• **WHAT THE TASK ASKS**
In the material below, find all lines with the string "chart" and copy them.

[start DATA SECTION]

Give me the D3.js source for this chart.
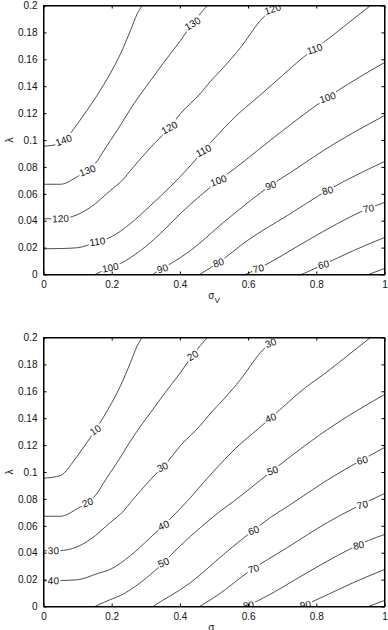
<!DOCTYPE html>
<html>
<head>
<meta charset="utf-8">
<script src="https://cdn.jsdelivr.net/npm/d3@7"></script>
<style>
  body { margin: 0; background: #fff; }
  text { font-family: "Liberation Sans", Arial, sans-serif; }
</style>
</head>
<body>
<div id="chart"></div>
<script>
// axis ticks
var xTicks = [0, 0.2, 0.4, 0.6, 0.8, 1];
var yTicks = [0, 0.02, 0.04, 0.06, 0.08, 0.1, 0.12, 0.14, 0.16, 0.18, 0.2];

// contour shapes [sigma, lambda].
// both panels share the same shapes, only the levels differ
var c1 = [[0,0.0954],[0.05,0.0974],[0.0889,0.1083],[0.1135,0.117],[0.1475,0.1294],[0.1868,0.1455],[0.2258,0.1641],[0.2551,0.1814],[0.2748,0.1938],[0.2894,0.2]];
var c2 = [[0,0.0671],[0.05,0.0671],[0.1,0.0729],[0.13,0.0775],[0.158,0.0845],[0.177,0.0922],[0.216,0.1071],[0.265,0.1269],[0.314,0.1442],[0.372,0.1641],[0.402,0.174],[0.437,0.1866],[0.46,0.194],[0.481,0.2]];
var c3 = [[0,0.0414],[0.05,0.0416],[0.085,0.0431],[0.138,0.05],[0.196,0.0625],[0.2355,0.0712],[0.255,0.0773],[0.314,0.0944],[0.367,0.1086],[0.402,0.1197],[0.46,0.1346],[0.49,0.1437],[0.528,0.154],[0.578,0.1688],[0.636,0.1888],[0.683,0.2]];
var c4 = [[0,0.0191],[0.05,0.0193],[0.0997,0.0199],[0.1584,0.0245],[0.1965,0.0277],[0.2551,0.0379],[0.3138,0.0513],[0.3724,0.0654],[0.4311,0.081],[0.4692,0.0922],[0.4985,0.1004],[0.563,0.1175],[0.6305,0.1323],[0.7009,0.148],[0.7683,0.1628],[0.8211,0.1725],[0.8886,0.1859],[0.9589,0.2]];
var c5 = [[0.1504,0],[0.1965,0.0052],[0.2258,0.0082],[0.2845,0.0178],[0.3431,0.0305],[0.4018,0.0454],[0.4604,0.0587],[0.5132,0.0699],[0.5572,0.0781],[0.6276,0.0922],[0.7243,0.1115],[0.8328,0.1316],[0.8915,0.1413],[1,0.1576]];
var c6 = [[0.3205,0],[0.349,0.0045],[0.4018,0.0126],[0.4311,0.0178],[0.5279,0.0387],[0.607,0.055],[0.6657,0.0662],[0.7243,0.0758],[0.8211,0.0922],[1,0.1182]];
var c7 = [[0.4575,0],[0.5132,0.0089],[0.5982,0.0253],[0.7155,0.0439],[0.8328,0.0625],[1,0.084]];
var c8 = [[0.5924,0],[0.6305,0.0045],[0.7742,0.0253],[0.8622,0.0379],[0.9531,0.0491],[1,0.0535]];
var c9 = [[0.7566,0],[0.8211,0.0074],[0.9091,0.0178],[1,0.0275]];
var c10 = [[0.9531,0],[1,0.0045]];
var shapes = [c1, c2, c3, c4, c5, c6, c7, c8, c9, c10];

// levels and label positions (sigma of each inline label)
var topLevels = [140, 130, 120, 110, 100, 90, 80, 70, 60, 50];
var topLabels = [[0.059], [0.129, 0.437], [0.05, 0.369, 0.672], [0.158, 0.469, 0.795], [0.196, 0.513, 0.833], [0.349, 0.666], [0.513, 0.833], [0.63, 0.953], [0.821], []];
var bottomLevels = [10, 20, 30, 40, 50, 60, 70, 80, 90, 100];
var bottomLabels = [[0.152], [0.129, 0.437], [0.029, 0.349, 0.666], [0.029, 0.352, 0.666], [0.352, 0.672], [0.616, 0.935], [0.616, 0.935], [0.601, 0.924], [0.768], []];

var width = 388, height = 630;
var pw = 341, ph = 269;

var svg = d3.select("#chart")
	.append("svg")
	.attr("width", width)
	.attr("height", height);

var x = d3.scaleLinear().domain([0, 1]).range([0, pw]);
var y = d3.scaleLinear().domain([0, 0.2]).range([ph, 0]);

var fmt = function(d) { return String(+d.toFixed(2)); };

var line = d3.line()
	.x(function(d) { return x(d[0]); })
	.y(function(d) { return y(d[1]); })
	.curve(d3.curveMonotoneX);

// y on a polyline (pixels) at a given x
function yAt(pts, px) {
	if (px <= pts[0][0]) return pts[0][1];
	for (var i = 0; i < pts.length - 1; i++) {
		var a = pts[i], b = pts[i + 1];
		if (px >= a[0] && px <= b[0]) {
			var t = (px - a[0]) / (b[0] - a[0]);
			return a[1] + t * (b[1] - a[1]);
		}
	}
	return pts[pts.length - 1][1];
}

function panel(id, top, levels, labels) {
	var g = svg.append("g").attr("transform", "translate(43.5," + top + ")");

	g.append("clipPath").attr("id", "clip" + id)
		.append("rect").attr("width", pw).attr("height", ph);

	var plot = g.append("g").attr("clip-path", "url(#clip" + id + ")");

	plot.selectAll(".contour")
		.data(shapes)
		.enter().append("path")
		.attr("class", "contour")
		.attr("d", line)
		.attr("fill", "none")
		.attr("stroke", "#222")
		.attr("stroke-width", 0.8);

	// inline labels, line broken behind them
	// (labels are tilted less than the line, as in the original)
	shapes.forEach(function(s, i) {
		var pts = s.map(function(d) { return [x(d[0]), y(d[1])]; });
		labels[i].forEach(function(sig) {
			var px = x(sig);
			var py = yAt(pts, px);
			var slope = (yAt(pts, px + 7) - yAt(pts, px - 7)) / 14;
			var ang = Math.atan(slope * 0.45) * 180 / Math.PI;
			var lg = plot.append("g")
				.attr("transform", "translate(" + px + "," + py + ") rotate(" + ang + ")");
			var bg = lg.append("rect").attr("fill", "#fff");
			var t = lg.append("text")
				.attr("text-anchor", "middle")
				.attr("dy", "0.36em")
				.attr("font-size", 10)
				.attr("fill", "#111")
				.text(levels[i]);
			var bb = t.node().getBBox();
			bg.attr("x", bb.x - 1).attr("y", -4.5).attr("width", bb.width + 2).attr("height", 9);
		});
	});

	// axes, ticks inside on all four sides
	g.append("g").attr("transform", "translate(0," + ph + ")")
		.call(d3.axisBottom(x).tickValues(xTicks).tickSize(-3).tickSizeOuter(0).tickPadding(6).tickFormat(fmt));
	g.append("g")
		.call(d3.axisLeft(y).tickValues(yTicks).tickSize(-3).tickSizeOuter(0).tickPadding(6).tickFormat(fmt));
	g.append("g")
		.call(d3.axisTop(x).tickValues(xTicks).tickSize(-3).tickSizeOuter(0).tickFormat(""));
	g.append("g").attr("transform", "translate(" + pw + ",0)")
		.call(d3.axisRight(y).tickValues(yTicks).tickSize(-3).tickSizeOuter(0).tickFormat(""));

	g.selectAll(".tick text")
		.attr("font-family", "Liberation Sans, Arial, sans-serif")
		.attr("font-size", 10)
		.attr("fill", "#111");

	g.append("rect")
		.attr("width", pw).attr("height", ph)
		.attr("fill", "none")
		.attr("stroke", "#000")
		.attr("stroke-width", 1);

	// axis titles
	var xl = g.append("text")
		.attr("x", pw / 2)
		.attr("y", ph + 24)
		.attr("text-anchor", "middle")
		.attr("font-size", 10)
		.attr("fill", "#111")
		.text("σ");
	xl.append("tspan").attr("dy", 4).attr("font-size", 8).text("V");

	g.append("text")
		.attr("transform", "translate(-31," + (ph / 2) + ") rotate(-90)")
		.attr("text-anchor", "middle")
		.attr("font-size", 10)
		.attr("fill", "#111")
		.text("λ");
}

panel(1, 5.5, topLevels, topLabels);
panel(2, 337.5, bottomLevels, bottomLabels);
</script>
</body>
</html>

[end DATA SECTION]
[start DATA SECTION]

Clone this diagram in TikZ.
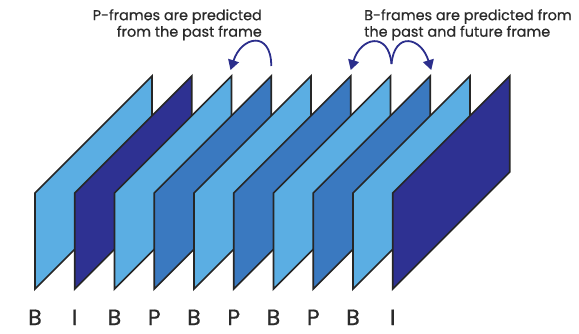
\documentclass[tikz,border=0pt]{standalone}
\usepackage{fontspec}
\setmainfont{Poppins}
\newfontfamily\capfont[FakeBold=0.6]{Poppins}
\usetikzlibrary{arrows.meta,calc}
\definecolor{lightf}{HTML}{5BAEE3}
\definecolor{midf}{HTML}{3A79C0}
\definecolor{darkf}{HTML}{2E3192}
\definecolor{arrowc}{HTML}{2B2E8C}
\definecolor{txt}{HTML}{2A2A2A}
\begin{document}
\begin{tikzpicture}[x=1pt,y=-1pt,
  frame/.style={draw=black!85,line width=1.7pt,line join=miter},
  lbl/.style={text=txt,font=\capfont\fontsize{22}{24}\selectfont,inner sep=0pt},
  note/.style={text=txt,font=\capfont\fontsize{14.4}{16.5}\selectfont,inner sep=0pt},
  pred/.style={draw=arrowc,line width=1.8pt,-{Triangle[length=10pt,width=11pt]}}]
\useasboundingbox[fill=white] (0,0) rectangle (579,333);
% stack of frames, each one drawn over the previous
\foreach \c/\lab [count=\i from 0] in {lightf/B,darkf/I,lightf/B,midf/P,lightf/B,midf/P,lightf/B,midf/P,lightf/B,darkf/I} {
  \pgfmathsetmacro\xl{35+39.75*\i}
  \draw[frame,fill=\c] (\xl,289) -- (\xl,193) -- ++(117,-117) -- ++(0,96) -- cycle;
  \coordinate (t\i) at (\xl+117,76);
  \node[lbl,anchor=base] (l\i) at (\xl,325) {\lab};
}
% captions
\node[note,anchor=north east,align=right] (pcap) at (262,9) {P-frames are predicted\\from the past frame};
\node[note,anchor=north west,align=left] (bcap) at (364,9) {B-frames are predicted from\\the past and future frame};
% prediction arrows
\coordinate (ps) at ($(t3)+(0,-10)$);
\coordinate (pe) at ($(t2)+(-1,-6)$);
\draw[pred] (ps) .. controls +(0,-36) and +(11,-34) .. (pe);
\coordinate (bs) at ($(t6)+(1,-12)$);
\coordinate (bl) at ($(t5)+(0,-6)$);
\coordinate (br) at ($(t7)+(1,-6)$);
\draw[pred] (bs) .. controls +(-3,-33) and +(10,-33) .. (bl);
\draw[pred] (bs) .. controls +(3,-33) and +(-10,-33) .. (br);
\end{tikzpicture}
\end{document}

[end DATA SECTION]

• **EXERCISE ANSWER**
Give me the D3.js source for this chart.
<div id="chart"></div>
var svg = d3.select("#chart")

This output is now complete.